(Problem to solve): Write out the material exactly, leaving every picture behind.

####

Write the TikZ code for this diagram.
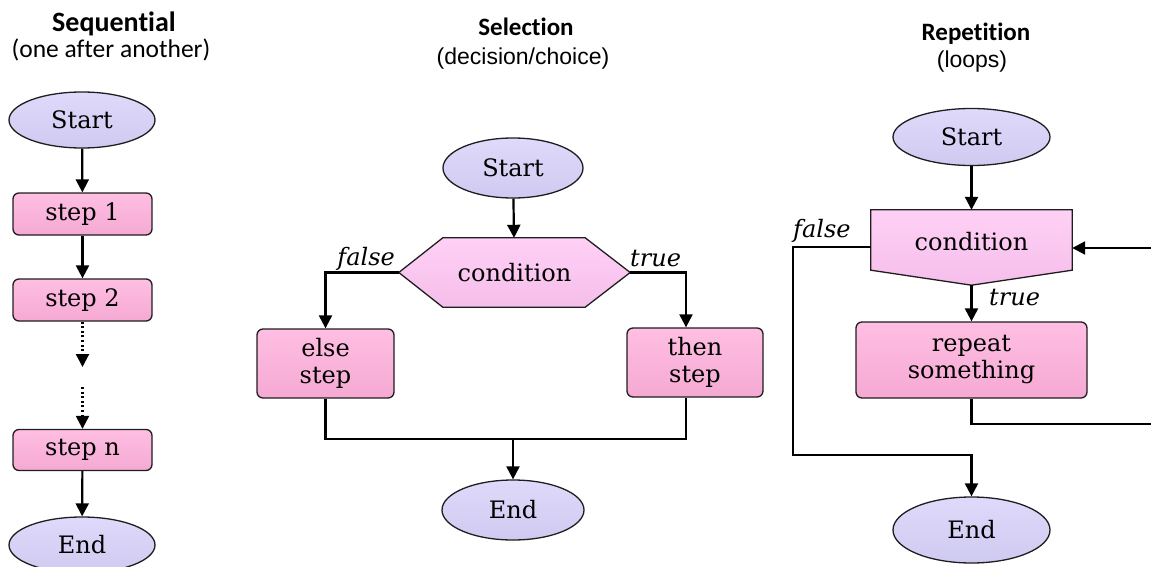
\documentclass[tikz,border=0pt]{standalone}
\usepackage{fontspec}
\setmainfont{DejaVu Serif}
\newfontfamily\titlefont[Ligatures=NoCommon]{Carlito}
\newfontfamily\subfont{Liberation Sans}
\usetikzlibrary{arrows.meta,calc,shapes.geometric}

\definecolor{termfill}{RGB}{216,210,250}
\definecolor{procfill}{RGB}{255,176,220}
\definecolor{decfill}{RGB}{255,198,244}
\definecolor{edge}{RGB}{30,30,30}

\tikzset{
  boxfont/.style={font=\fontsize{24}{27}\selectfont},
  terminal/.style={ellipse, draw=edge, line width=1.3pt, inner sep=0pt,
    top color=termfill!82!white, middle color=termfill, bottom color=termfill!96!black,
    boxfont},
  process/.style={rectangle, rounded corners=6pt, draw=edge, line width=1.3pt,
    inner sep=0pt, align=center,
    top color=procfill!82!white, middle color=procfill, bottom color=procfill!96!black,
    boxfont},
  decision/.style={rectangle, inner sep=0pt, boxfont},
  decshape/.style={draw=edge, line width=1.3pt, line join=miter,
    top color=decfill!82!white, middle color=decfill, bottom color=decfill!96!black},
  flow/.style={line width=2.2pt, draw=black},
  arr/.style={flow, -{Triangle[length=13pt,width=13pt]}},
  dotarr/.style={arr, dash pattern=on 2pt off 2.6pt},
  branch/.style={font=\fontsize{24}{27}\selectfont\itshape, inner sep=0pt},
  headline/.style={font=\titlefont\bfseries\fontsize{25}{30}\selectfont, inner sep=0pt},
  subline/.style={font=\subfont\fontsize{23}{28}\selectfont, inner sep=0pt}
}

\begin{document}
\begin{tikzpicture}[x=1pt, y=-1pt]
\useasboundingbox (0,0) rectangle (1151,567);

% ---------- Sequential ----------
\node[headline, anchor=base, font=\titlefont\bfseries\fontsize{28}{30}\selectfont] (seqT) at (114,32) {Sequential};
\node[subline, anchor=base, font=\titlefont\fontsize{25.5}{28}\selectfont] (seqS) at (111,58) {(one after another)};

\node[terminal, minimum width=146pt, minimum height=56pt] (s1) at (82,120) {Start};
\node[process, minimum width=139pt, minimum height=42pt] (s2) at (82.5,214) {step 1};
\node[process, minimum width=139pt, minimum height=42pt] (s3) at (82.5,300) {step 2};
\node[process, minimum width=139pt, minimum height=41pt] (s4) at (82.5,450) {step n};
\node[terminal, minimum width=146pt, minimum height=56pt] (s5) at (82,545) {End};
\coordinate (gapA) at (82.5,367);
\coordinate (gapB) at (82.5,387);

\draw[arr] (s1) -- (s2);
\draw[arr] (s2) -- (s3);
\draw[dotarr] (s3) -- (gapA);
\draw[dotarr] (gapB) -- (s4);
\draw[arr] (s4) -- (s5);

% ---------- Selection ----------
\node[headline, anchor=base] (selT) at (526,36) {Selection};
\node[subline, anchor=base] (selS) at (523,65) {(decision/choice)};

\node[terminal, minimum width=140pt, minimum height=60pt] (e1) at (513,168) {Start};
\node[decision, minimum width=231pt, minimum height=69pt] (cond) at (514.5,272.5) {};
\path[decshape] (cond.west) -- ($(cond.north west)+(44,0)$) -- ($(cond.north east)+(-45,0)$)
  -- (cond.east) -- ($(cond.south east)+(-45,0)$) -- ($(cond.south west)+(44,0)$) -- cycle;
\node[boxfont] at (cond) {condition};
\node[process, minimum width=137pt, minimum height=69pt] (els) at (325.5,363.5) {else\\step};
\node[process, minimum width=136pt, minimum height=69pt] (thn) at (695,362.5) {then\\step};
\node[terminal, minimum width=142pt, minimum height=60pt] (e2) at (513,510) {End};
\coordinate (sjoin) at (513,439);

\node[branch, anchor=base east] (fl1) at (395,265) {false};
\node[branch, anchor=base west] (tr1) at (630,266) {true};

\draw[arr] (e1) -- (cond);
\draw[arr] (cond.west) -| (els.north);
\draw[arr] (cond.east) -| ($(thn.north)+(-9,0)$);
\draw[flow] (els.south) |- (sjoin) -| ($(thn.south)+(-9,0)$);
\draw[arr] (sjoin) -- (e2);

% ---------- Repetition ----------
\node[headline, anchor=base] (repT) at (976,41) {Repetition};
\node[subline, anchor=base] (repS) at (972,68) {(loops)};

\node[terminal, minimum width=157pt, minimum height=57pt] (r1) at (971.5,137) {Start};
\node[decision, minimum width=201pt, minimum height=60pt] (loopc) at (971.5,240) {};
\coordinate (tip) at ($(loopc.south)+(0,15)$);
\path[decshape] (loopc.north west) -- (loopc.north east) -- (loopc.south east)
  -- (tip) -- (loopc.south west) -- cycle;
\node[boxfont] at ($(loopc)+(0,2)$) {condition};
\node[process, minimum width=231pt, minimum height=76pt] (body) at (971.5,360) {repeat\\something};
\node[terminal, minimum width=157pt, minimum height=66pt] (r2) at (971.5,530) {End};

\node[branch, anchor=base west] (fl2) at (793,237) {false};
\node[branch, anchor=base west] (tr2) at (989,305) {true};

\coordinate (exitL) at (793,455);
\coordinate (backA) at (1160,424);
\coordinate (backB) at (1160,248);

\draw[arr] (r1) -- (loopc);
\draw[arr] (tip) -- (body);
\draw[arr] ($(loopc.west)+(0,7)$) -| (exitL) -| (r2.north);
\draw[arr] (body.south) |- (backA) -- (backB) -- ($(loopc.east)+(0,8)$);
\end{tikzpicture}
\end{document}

####

(Exercise response):
Write the TikZ code for this diagram.
\documentclass[tikz,border=0pt]{standalone}
\usepackage{fontspec}
\setmainfont{DejaVu Serif}
\newfontfamily\titlefont[Ligatures=NoCommon]{Carlito}
\newfontfamily\subfont{Liberation Sans}
\usetikzlibrary{arrows.meta,calc,shapes.geometric}

\definecolor{termfill}{RGB}{216,210,250}
\definecolor{procfill}{RGB}{255,176,220}
\definecolor{decfill}{RGB}{255,198,244}
\definecolor{edge}{RGB}{30,30,30}

\tikzset{
  boxfont/.style={font=\fontsize{24}{27}\selectfont},
  terminal/.style={ellipse, draw=edge, line width=1.3pt, inner sep=0pt,
    top color=termfill!82!white, middle color=termfill, bottom color=termfill!96!black,
    boxfont},
  process/.style={rectangle, rounded corners=6pt, draw=edge, line width=1.3pt,
    inner sep=0pt, align=center,
    top color=procfill!82!white, middle color=procfill, bottom color=procfill!96!black,
    boxfont},
  decision/.style={rectangle, inner sep=0pt, boxfont},
  decshape/.style={draw=edge, line width=1.3pt, line join=miter,
    top color=decfill!82!white, middle color=decfill, bottom color=decfill!96!black},
  flow/.style={line width=2.2pt, draw=black},
  arr/.style={flow, -{Triangle[length=13pt,width=13pt]}},
  dotarr/.style={arr, dash pattern=on 2pt off 2.6pt},
  branch/.style={font=\fontsize{24}{27}\selectfont\itshape, inner sep=0pt},
  headline/.style={font=\titlefont\bfseries\fontsize{25}{30}\selectfont, inner sep=0pt},
  subline/.style={font=\subfont\fontsize{23}{28}\selectfont, inner sep=0pt}
}

\begin{document}
\begin{tikzpicture}[x=1pt, y=-1pt]
\useasboundingbox (0,0) rectangle (1151,567);

% ---------- Sequential ----------
\node[headline, anchor=base, font=\titlefont\bfseries\fontsize{28}{30}\selectfont] (seqT) at (114,32) {Sequential};
\node[subline, anchor=base, font=\titlefont\fontsize{25.5}{28}\selectfont] (seqS) at (111,58) {(one after another)};

\node[terminal, minimum width=146pt, minimum height=56pt] (s1) at (82,120) {Start};
\node[process, minimum width=139pt, minimum height=42pt] (s2) at (82.5,214) {step 1};
\node[process, minimum width=139pt, minimum height=42pt] (s3) at (82.5,300) {step 2};
\node[process, minimum width=139pt, minimum height=41pt] (s4) at (82.5,450) {step n};
\node[terminal, minimum width=146pt, minimum height=56pt] (s5) at (82,545) {End};
\coordinate (gapA) at (82.5,367);
\coordinate (gapB) at (82.5,387);

\draw[arr] (s1) -- (s2);
\draw[arr] (s2) -- (s3);
\draw[dotarr] (s3) -- (gapA);
\draw[dotarr] (gapB) -- (s4);
\draw[arr] (s4) -- (s5);

% ---------- Selection ----------
\node[headline, anchor=base] (selT) at (526,36) {Selection};
\node[subline, anchor=base] (selS) at (523,65) {(decision/choice)};

\node[terminal, minimum width=140pt, minimum height=60pt] (e1) at (513,168) {Start};
\node[decision, minimum width=231pt, minimum height=69pt] (cond) at (514.5,272.5) {};
\path[decshape] (cond.west) -- ($(cond.north west)+(44,0)$) -- ($(cond.north east)+(-45,0)$)
  -- (cond.east) -- ($(cond.south east)+(-45,0)$) -- ($(cond.south west)+(44,0)$) -- cycle;
\node[boxfont] at (cond) {condition};
\node[process, minimum width=137pt, minimum height=69pt] (els) at (325.5,363.5) {else\\step};
\node[process, minimum width=136pt, minimum height=69pt] (thn) at (695,362.5) {then\\step};
\node[terminal, minimum width=142pt, minimum height=60pt] (e2) at (513,510) {End};
\coordinate (sjoin) at (513,439);

\node[branch, anchor=base east] (fl1) at (395,265) {false};
\node[branch, anchor=base west] (tr1) at (630,266) {true};

\draw[arr] (e1) -- (cond);
\draw[arr] (cond.west) -| (els.north);
\draw[arr] (cond.east) -| ($(thn.north)+(-9,0)$);
\draw[flow] (els.south) |- (sjoin) -| ($(thn.south)+(-9,0)$);
\draw[arr] (sjoin) -- (e2);

% ---------- Repetition ----------
\node[headline, anchor=base] (repT) at (976,41) {Repetition};
\node[subline, anchor=base] (repS) at (972,68) {(loops)};

\node[terminal, minimum width=157pt, minimum height=57pt] (r1) at (971.5,137) {Start};
\node[decision, minimum width=201pt, minimum height=60pt] (loopc) at (971.5,240) {};
\coordinate (tip) at ($(loopc.south)+(0,15)$);
\path[decshape] (loopc.north west) -- (loopc.north east) -- (loopc.south east)
  -- (tip) -- (loopc.south west) -- cycle;
\node[boxfont] at ($(loopc)+(0,2)$) {condition};
\node[process, minimum width=231pt, minimum height=76pt] (body) at (971.5,360) {repeat\\something};
\node[terminal, minimum width=157pt, minimum height=66pt] (r2) at (971.5,530) {End};

\node[branch, anchor=base west] (fl2) at (793,237) {false};
\node[branch, anchor=base west] (tr2) at (989,305) {true};

\coordinate (exitL) at (793,455);
\coordinate (backA) at (1160,424);
\coordinate (backB) at (1160,248);

\draw[arr] (r1) -- (loopc);
\draw[arr] (tip) -- (body);
\draw[arr] ($(loopc.west)+(0,7)$) -| (exitL) -| (r2.north);
\draw[arr] (body.south) |- (backA) -- (backB) -- ($(loopc.east)+(0,8)$);
\end{tikzpicture}
\end{document}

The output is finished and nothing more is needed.